Penn swaps out sex for violence throughout the film. The way she touches his gun for the first time. And when Clyde fails to perform in the bedroom, Bonnie lays her head on...his gun. The whole movie is one long sex act disguised as violence. In fact, the first shot is an extreme close-up on Bonnie's lips. The film then goes into flirt mode, moves into foreplay, gets giggly and intense, and has a great climax. No wonder it was rated M.

And speaking of climax, I watched the last scene over again in slo-mo the other day. Now this may sound a little over-geeky, but it's really a lesson in filmmaking that you can try at home. Watch the sequence unfold slowly. Watch how their faces change as they realize it's over. Watch how they look over at each other. It's more than thrilling; it's haunting.

Accused of being ultra-violent at the time (it does have a stunning and famous sequence), BONNIE AND CLYDE is rather tame by today's standards. I'm not even sure network TV would cut a frame. And due to knock-offs, homages and Tarantinoans, I fear the film may seem dusty to newer eyes. Could it be that Bonnie and Clyde have been replaced by Mickey and Mallory?

Bonnie (Faye Dunaway)
BONNIE AND CLYDE has sure left its mark on me. I remember the song on AM radio that sounded like a Rudy Vallee/megaphone tune. I also recall Barbara Feldon on a variety show singing a different song about Bonnie and Clyde while in a bubble bath. Hell, I even watched the movie TEENAGE BONNIE AND KLEPTO CLYDE (full disclosure: I really watched it to see Maureen Flannigan's tits, she was Evie on OUT OF THIS WORLD. Remember?) And the first film I sold, two of the main characters are watching BONNIE AND CLYDE on TV, commenting on it.

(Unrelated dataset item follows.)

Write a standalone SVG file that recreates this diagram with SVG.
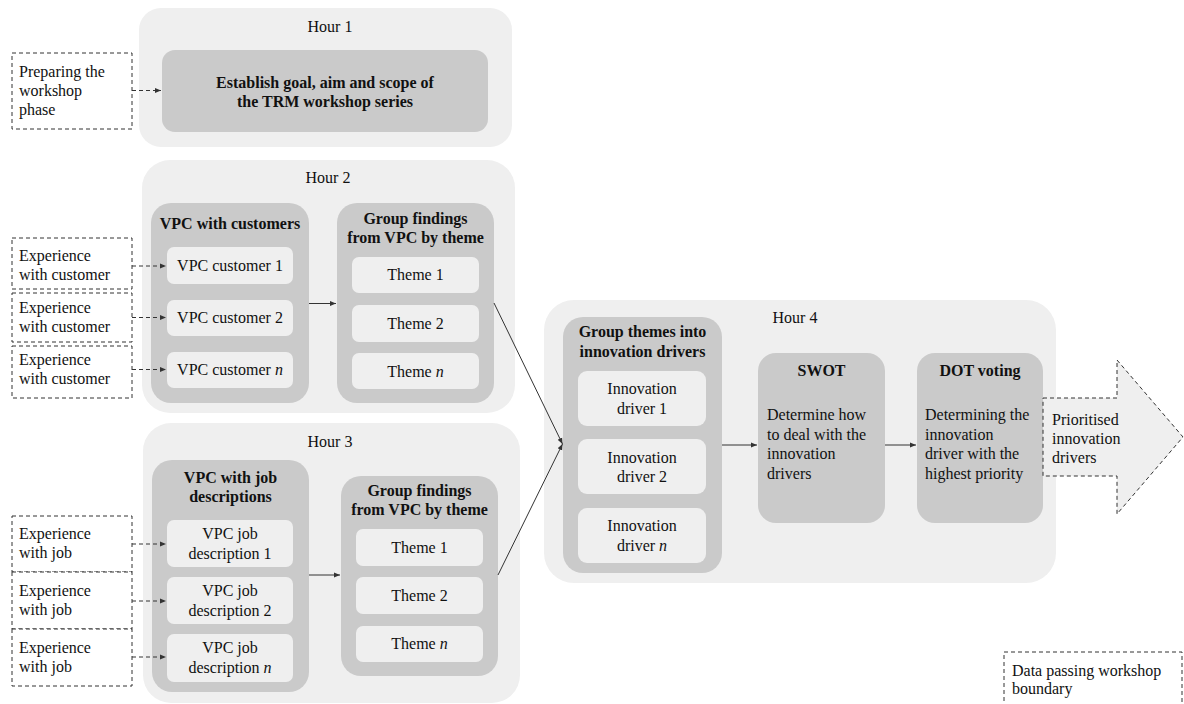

Arthur Penn is a rare bird in the Hollywood skies. An actor's director. Someone who cares about character over logline. I heard somewhere that whenever Penn reads a script and there's a scene where it's raining, he crosses out the rain. Weird, since right before they die, Bonnie and Clyde have their last scene together in a car...in the rain.

In 1967 TV was running Andys Griffith and Williams, and in the theaters, movies like CAMELOT and THOROUGHLY MODERN MILLIE were common fare. So imagine sitting in the theater (smoking section in the balcony) and seeing this squib-heavy mix of violence and frivolity. America was changing and I'd like to think that movies helped usher that change. At very least, they reflected it. You gotta give me that. Actually, you have to give BONNIE AND CLYDE that. Oh, and did I mention it also made stars out of Dunaway, Hackman and Wilder?